Unsatisfied customers just want their problems solved.

In a perfect world we could create stellar experiences for our customers every single time they interact with us. Unfortunately, mistakes happen. Humans are not perfect and are often times left unsatisfied. Whether mistakes are small or large, they can be costly. Each year in America, businesses lose $41 billion due to poor customer service. The same study also found that after a customer has a negative experience with an organization, 58% of American’s would never use that company again.

“Organizational teams are not siloed. One bad experience with a team member can have consequences for others. Anger elevates negative experiences to even higher levels of dissatisfaction.”

-Janet Pilcher

Can organizations really afford to lose customers and revenue due to poor service? Is there a better way to retain customers who have a poor customer service experience?

5 Steps to Excellent Service Recovery

  1. Take ownership (as the person who provided subpar service or as the leader of a team)
  2. Gain incident-specific feedback
  3. Let the customer know how you will use that feedback to help improve your team
  4. Let the customer know the changes you will make to keep the incident from occurring again
  5. Recognize someone that customers identify as offering great service

Service Recovery DO’s

“As leaders, we help our company, the company brand, and most of all our employees when we shift the responsibility from the employee to leaders when recovering from poor service.”

-Janet Pilcher
  • Sincerely apologize
  • Be genuinely interested in satisfying the customer
  • Probe to get to the root cause of the problem
  • Always thank the customer for taking the time to provide feedback for improvements
  • Practice empathy
  • Own it – take full responsibility for the complaint
  • Empower front-line employees to solve problems the moment customers report an issue
  • If the complaint takes time to resolve, continue to update the customer until it’s settled
  • Be transparent – let the customer know what steps you will take to support them and then do it
  • Personalize the solution for each customer
  • Close the feedback loop – let customers know what changes you will make to prevent the incident from happening again

Service Recovery DON’TS

“Offering more services with customers makes us feel better, not the customer.”

-Janet Pilcher
  • React emotionally to feedback
  • Approach service recovery by offering “free stuff” or additional services
  • Ignore a complaint – virtual or in-person
  • Interrupt a customer
  • Blame the customer, another employee, the organization, or anyone else
  • Try to minimize or downplay the customer’s problem
  • Focus on vague complaints – find constructive details to harvest improvements from
  • Lie to the customer

Avoid Making the Situation Worse

Not only do customers occasionally experience service below their satisfaction, but when they try to resolve their problems, they tend to run into more. Consumer Reports National Research Center conducted a study that revealed 90% of Americans who have dealt with customer service during the past year think it is frequently frustrating.

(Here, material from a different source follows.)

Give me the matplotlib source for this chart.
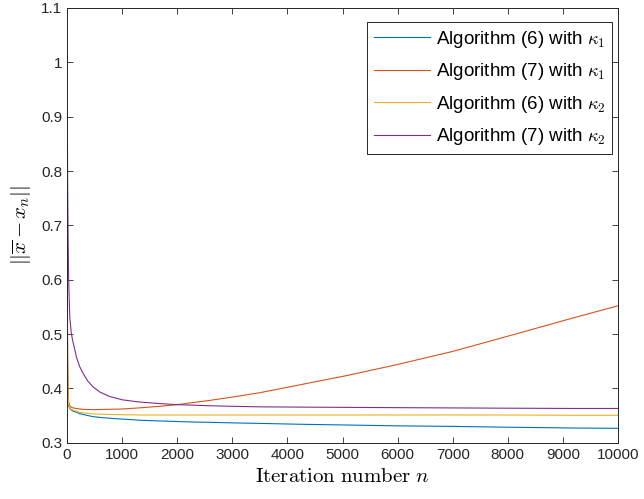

If you’re wondering what frustrates people the most, their answers are in the table below:


Percentage of Respondents
Can’t get a human on the phone75
Salesperson is rude or condescending75
Disconnected and unable to reach same rep71
Transferred to representative who can’t help or is wrong70
Company doesn’t provide—or hides—customer service phone number68
Long wait on hold66
Many phone steps needed66
Repeatedly asked for same information66
Proposed solution was useless65
Salesperson ignored me64
Unsure whether on hold or disconnected62
Can’t speak with a supervisor62
Phone menu doesn’t offer needed option61
Voice-recognition system works poorly61
Sales pitch for unrelated goods or services60
Salesperson is too pushy60

Excellent Service Recovery Means Every Person’s Experience Counts Every Time

Despite hardwired systems, mistakes can still be made. Therefore, it is vital to have a good service recovery process in place. While deciding what to include in a service recovery process, consider the customer frustrations above. How can your process limit those frustrations from occurring?

“When customers share their story, they’re not just sharing pain points. They’re actually teaching you how to make your product, service, and business better.”

-Kristin Smaby, Being Human is Good Business

Demonstrate the value of listening to all team members to inspire a culture of service. Negative feedback is a priceless growth opportunity. As a result, we should be truly grateful to continuously improve the customer experience for those who work for us and with us.